岩田 17年9月から展開する「香港そごう」の売り場では、10月から1月まで4カ月の対前年比販売数は158.5%と手応えを感じています。タイの「サイアム髙島屋」の売り場でも、ほぼ同様の動きを示しています。暖かい気候の東南アジアでは、これまでスニーカーなどカジュアルな靴が主流でした。反面、冠婚葬祭などで必要となるドレスシューズの供給はまだ十分とは言えず、この分野に強みのある当社にも大いにビジネスチャンスがある。今後はさらに、中国の上海や北京、東南アジアなどへの本格的進出を計画しています。

――海外向けの軸をなす商材とは?

岩田 我々がグローバル市場でアピールしたいのは「メイド・イン・ジャパン」の高品質。ゆえに、現地の趣向に合わせてアレンジを施すつもりはありません。最初は理解していただくのに時間がかかるかもしれませんが、しばらくは我慢しよう、と。これまで培ったブランドイメージを大切にすることを重視しています。

 また、今後のさらなるグローバル展開を視野に入れた場合、力を入れていきたいのは防臭などの機能性。これは日本メーカーの強みの一つでもあります。1、2年のうちに当社の商品のすべてに様々な機能を標準搭載。同時に当社が追求し続けてきた履き心地を一層高められるよう、機能性の高い底材を自社で開発する準備を急ピッチで進めています。そうした技術革新を重ね、外国製品との差別化を図りたいと考えています。




――2021年で、創業100周年。

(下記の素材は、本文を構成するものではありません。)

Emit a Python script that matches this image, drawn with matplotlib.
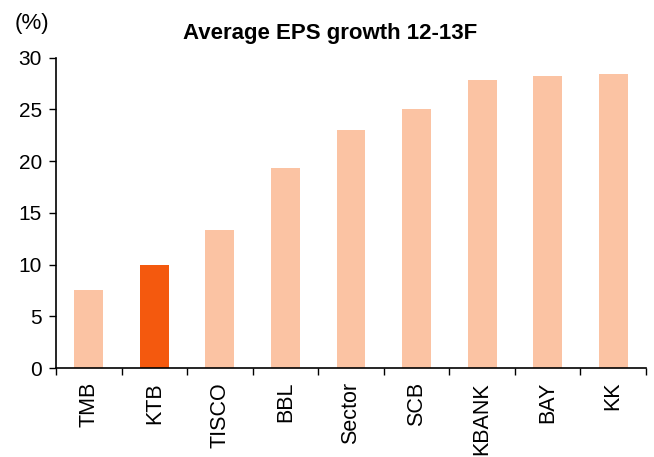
import matplotlib
matplotlib.use("Agg")
import matplotlib.pyplot as plt
import numpy as np

categories = ["TMB", "KTB", "TISCO", "BBL", "Sector", "SCB", "KBANK", "BAY", "KK"]
values = [7.5, 10.0, 13.3, 19.3, 23.0, 25.0, 27.8, 28.2, 28.4]
highlight = "KTB"

plt.rcParams['font.family'] = ['Liberation Sans', 'DejaVu Sans']

light = "#FBC3A3"
dark = "#F4590E"

fig = plt.figure(figsize=(6.54, 4.57), dpi=100)
L, R, B, T = 56, 646, 368, 57.7
ax = fig.add_axes([L/654, (457-B)/457, (R-L)/654, (B-T)/457])

x = np.arange(len(categories))
colors = [dark if c == highlight else light for c in categories]
ax.bar(x, values, width=0.44, color=colors)

ax.set_xlim(-0.5, len(categories) - 0.5)
ax.set_ylim(0, 30)
ax.set_yticks(np.arange(0, 31, 5))
ax.tick_params(axis='y', labelsize=15, direction='out', length=5, width=1, pad=5)
ax.set_xticks(x)
ax.set_xticklabels(categories, rotation=90, fontsize=15.5)
ax.tick_params(axis='x', length=0, pad=10)
ax.set_xticks(np.arange(-0.5, len(categories), 1), minor=True)
ax.tick_params(axis='x', which='minor', length=5, width=1, direction='out')

for s in ['top', 'right']:
    ax.spines[s].set_visible(False)
for s in ['left', 'bottom']:
    ax.spines[s].set_linewidth(1.2)

fig.text(15/654, 1 - 24/457, "(%)", fontsize=16, va='center', ha='left')
fig.text(330/654, 1 - 39/457, "Average EPS growth 12-13F", fontsize=16,
         fontweight='bold', va='baseline', ha='center')

fig.savefig("out.png", dpi=100)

今後のビジョンをお聞かせください。

岩田 当社の姿勢を分かりやすく示すため、まずは数年かけ、愛知県大口町にある本社工場を刷新したい。地元の小・中学生からお取引企業様まで様々なお客様に広くお立ち寄りいただき、「マドラスは自社で高品質な商品を作っている」ということをしっかりとご理解いただくのが狙いです。同時に、今年秋をめどに靴職人を育てるアカデミーを創設したいと考えています。日本の工業界全体として職人の減少に歯止めがかからない状況ではありますが、実はここ数年、当社では職人の入社希望は若い世代を中心に増えている。この心強い傾向を増幅する意味でも、職人の教育に力を注いでまいりたいと思います。

 またここ数年、SPA(製造小売)型事業化を推し進めています。もちろん卸しをゼロにするつもりはありませんが、100周年、そしてそれ以降の当社の成長を考えた時、自前の売り場を持つことが生き残りの鍵を握ると捉えています。それとオンラインチャネルを上手に活用しながら、当社のブランドを幅広くアピールしていきたいと考えています。